Asian Journal of Biological and Life Sciences ,2012,1,3,238-241.
Published:December 2012
Type:Research Article
Author(s) affiliations:

Alex Ajeh Enuneku1 *, Lawrence Ikechukwu Ezemonye 2

1Department of Animal and Environmental Biology, Faculty of Life Sciences, University of Benin, NIGERIA.

2Ecotoxicology and Environmental Forensic Unit, National Centre for Energy and Environment, Energy Commission of Nigeria, University Benin, NIGERIA.  

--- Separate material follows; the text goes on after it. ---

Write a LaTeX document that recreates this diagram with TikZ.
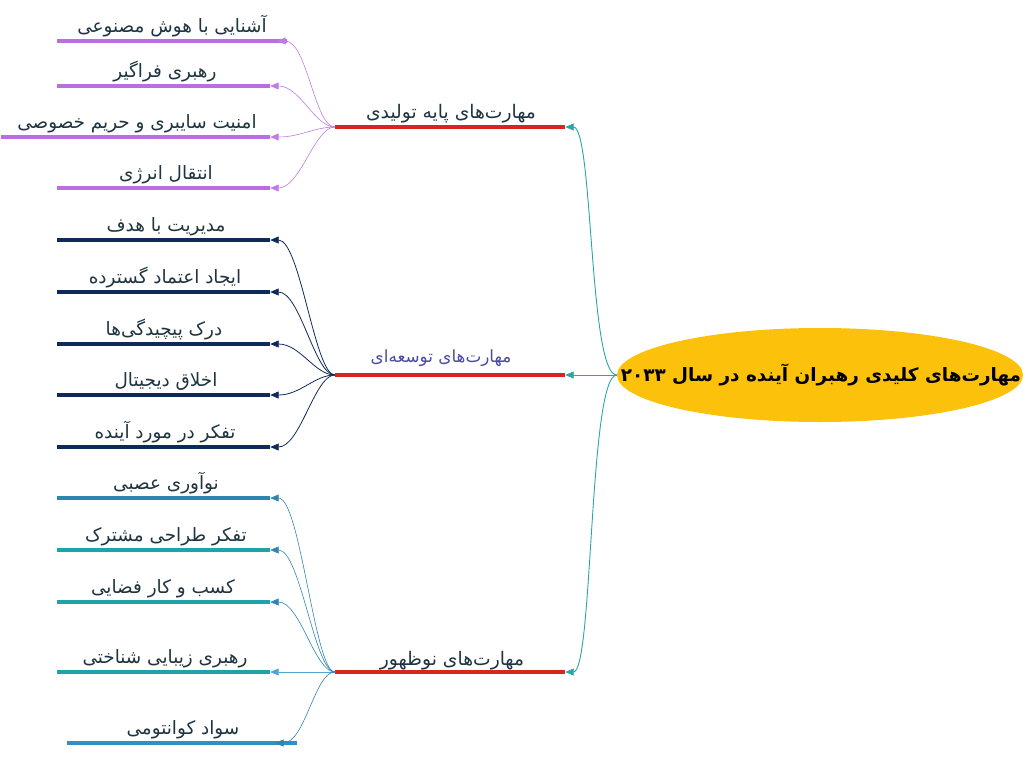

The toxicity of cadmium and lead to Bufo maculatus were assessed using acute toxicity assays in the laboratory. Mortality and behavioral changes were used as measurement end points for acute toxicity. The Organization for Economic Co-operation and Development (OECD) # 203 recommended semi static renewal bioassay with slight modification was used to determine 96hrs LC 50. Bufo maculatus was exposed to cadmium and lead concentration of 2, 4, 8, 16 and 32mg/l. Toads assumed a semi-erect posture in the highest concentration (32mg/l) lead concentration. Percentage mortality increased with increase in concentration and exposure duration. Mean percentage mortality for B. maculatus exposed cadmium and lead were significantly (p<0.05) different from control groups. Estimated LC50 concentrations were 9.97 and 16.03mg/l for cadmium and lead respectively. This indicated that B.moculatus was more sensitive to cadmium than lead. The study suggests that the release of cadmium and lead into the environment could possibly affect the well-being of amphibians and result in further decline of these sensitive organisms that contribute significantly to the food web. There is therefore the need to protect amphibians from habitat alteration due to metal pollution with a view to sustaining the rich biodiversity in the Nigerian Niger Delta ecological zone.